● Exercise requirements:
Restate the data word for word and leave the images out.

Start of Source excerpt

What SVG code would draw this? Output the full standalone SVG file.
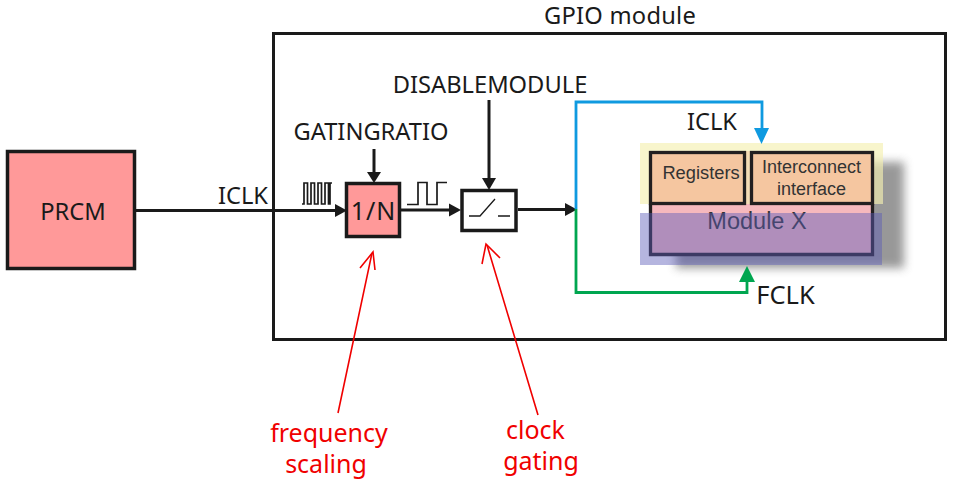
<svg xmlns="http://www.w3.org/2000/svg" width="954" height="480" viewBox="0 0 954 480">
<style>
text{font-family:"Noto Sans","Open Sans",sans-serif;fill:#1a1a1a;font-size:23.700px;text-anchor:middle}
.a{font-family:"Liberation Sans",Arial,sans-serif;fill:#333}
.red{fill:#f00000;font-size:25px}
.k{fill:none;stroke:#1a1a1a;stroke-width:3}
.t{fill:none;stroke:#1a1a1a;stroke-width:1.700}
.box{stroke:#1a1a1a;stroke-width:3.500}
.r{fill:none;stroke:#f00000;stroke-width:1.600}
</style>
<defs>
<filter id="blur" x="-10%" y="-20%" width="120%" height="140%"><feGaussianBlur stdDeviation="5"/></filter>
</defs>
<rect width="954" height="480" fill="#fff"/>
<g id="gpio-module">
<rect x="273.500" y="33.500" width="672" height="306" fill="#fff" stroke="#1a1a1a" stroke-width="3"/>
<text x="620" y="24" style="letter-spacing:.25px">GPIO module</text>
</g>
<g id="module-x">
<rect x="676" y="162" width="228" height="106" fill="#555" opacity=".6" filter="url(#blur)"/>
<rect x="650" y="151" width="222" height="104" fill="#f6b8bd"/>
<rect x="640" y="143" width="243" height="61" fill="#f5f0b0" opacity=".65"/>
<rect x="650.500" y="152.500" width="94" height="51" fill="#f5c6a0" stroke="#231f20" stroke-width="3.300"/>
<rect x="751.500" y="152.500" width="121" height="51" fill="#f5c6a0" stroke="#231f20" stroke-width="3.300"/>
<path d="M650.500 204V254.500H872.500V204" fill="none" stroke="#231f20" stroke-width="3.300"/>
<text class="a" x="701" y="179" style="font-size:18.300px">Registers</text>
<text class="a" x="811.500" y="173" style="font-size:18px">Interconnect</text>
<text class="a" x="811.500" y="195" style="font-size:18px">interface</text>
<text class="a" x="757" y="229" style="font-size:23.500px">Module X</text>
<rect x="640" y="213" width="242" height="52" fill="#5a5ab8" opacity=".45"/>
</g>
<g id="prcm">
<rect x="7.500" y="151.500" width="127" height="117" fill="#ff9999" class="box"/>
<text x="73" y="220">PRCM</text>
</g>
<g id="divider">
<rect x="346.500" y="183.500" width="53" height="53" fill="#ff9999" class="box"/>
<text x="373.500" y="220" style="font-size:25px;letter-spacing:1px">1/N</text>
</g>
<g id="gate">
<rect x="462" y="190.500" width="54" height="40" fill="#fff" class="box"/>
<path d="M469 216H480L495 199M498 216H510" fill="none" stroke="#1a1a1a" stroke-width="1.300"/>
</g>
<g id="connectors">
<path class="k" d="M135 210.500H336"/>
<path d="M335 204L347 210.500L335 217Z" fill="#1a1a1a"/>
<path class="k" d="M400 210H450"/>
<path d="M449 203.500L461 210L449 216.500Z" fill="#1a1a1a"/>
<path class="k" d="M518 209.500H566"/>
<path d="M565 203L577 209.500L565 216Z" fill="#1a1a1a"/>
<path class="k" d="M374 149V173"/>
<path d="M367 172L374 183L381 172Z" fill="#1a1a1a"/>
<path class="k" d="M489 100V180"/>
<path d="M482 178L489 190L496 178Z" fill="#1a1a1a"/>
<path d="M576 209V102H762V130" fill="none" stroke="#0f9ae0" stroke-width="2.800"/>
<path d="M754 128H769L761.500 144Z" fill="#0f9ae0"/>
<path d="M576 209V292.500H747V280" fill="none" stroke="#00a650" stroke-width="2.800"/>
<path d="M739 282H755L747 266Z" fill="#00a650"/>
<path class="t" d="M302 204H304V183H307.500V204H311V183H314.500V204H318V183H321.500V204H325V183H328.500V204H330V183H332" stroke-width="1.400"/>
<path class="t" d="M407 204.500H418V182.500H427V204.500H437V182.500H447"/>
<path class="r" d="M338 413L372 253M538 415L487 245"/>
<path class="r" d="M360 268L373 252L375 270M482 264L486 244L500 258"/>
</g>
<g id="labels">
<text x="243" y="204">ICLK</text>
<text x="371" y="140">GATINGRATIO</text>
<text x="490" y="93">DISABLEMODULE</text>
<text x="712" y="130">ICLK</text>
<text x="785.500" y="304" style="font-size:25.500px">FCLK</text>
<text class="red" x="329" y="442">frequency</text>
<text class="red" x="326" y="473">scaling</text>
<text class="red" x="535.500" y="439">clock</text>
<text class="red" x="541" y="470">gating</text>
</g>
</svg>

End of Source excerpt

● Correct result:
What SVG code would draw this? Output the full standalone SVG file.
<svg xmlns="http://www.w3.org/2000/svg" width="954" height="480" viewBox="0 0 954 480">
<style>
text{font-family:"Noto Sans","Open Sans",sans-serif;fill:#1a1a1a;font-size:23.700px;text-anchor:middle}
.a{font-family:"Liberation Sans",Arial,sans-serif;fill:#333}
.red{fill:#f00000;font-size:25px}
.k{fill:none;stroke:#1a1a1a;stroke-width:3}
.t{fill:none;stroke:#1a1a1a;stroke-width:1.700}
.box{stroke:#1a1a1a;stroke-width:3.500}
.r{fill:none;stroke:#f00000;stroke-width:1.600}
</style>
<defs>
<filter id="blur" x="-10%" y="-20%" width="120%" height="140%"><feGaussianBlur stdDeviation="5"/></filter>
</defs>
<rect width="954" height="480" fill="#fff"/>
<g id="gpio-module">
<rect x="273.500" y="33.500" width="672" height="306" fill="#fff" stroke="#1a1a1a" stroke-width="3"/>
<text x="620" y="24" style="letter-spacing:.25px">GPIO module</text>
</g>
<g id="module-x">
<rect x="676" y="162" width="228" height="106" fill="#555" opacity=".6" filter="url(#blur)"/>
<rect x="650" y="151" width="222" height="104" fill="#f6b8bd"/>
<rect x="640" y="143" width="243" height="61" fill="#f5f0b0" opacity=".65"/>
<rect x="650.500" y="152.500" width="94" height="51" fill="#f5c6a0" stroke="#231f20" stroke-width="3.300"/>
<rect x="751.500" y="152.500" width="121" height="51" fill="#f5c6a0" stroke="#231f20" stroke-width="3.300"/>
<path d="M650.500 204V254.500H872.500V204" fill="none" stroke="#231f20" stroke-width="3.300"/>
<text class="a" x="701" y="179" style="font-size:18.300px">Registers</text>
<text class="a" x="811.500" y="173" style="font-size:18px">Interconnect</text>
<text class="a" x="811.500" y="195" style="font-size:18px">interface</text>
<text class="a" x="757" y="229" style="font-size:23.500px">Module X</text>
<rect x="640" y="213" width="242" height="52" fill="#5a5ab8" opacity=".45"/>
</g>
<g id="prcm">
<rect x="7.500" y="151.500" width="127" height="117" fill="#ff9999" class="box"/>
<text x="73" y="220">PRCM</text>
</g>
<g id="divider">
<rect x="346.500" y="183.500" width="53" height="53" fill="#ff9999" class="box"/>
<text x="373.500" y="220" style="font-size:25px;letter-spacing:1px">1/N</text>
</g>
<g id="gate">
<rect x="462" y="190.500" width="54" height="40" fill="#fff" class="box"/>
<path d="M469 216H480L495 199M498 216H510" fill="none" stroke="#1a1a1a" stroke-width="1.300"/>
</g>
<g id="connectors">
<path class="k" d="M135 210.500H336"/>
<path d="M335 204L347 210.500L335 217Z" fill="#1a1a1a"/>
<path class="k" d="M400 210H450"/>
<path d="M449 203.500L461 210L449 216.500Z" fill="#1a1a1a"/>
<path class="k" d="M518 209.500H566"/>
<path d="M565 203L577 209.500L565 216Z" fill="#1a1a1a"/>
<path class="k" d="M374 149V173"/>
<path d="M367 172L374 183L381 172Z" fill="#1a1a1a"/>
<path class="k" d="M489 100V180"/>
<path d="M482 178L489 190L496 178Z" fill="#1a1a1a"/>
<path d="M576 209V102H762V130" fill="none" stroke="#0f9ae0" stroke-width="2.800"/>
<path d="M754 128H769L761.500 144Z" fill="#0f9ae0"/>
<path d="M576 209V292.500H747V280" fill="none" stroke="#00a650" stroke-width="2.800"/>
<path d="M739 282H755L747 266Z" fill="#00a650"/>
<path class="t" d="M302 204H304V183H307.500V204H311V183H314.500V204H318V183H321.500V204H325V183H328.500V204H330V183H332" stroke-width="1.400"/>
<path class="t" d="M407 204.500H418V182.500H427V204.500H437V182.500H447"/>
<path class="r" d="M338 413L372 253M538 415L487 245"/>
<path class="r" d="M360 268L373 252L375 270M482 264L486 244L500 258"/>
</g>
<g id="labels">
<text x="243" y="204">ICLK</text>
<text x="371" y="140">GATINGRATIO</text>
<text x="490" y="93">DISABLEMODULE</text>
<text x="712" y="130">ICLK</text>
<text x="785.500" y="304" style="font-size:25.500px">FCLK</text>
<text class="red" x="329" y="442">frequency</text>
<text class="red" x="326" y="473">scaling</text>
<text class="red" x="535.500" y="439">clock</text>
<text class="red" x="541" y="470">gating</text>
</g>
</svg>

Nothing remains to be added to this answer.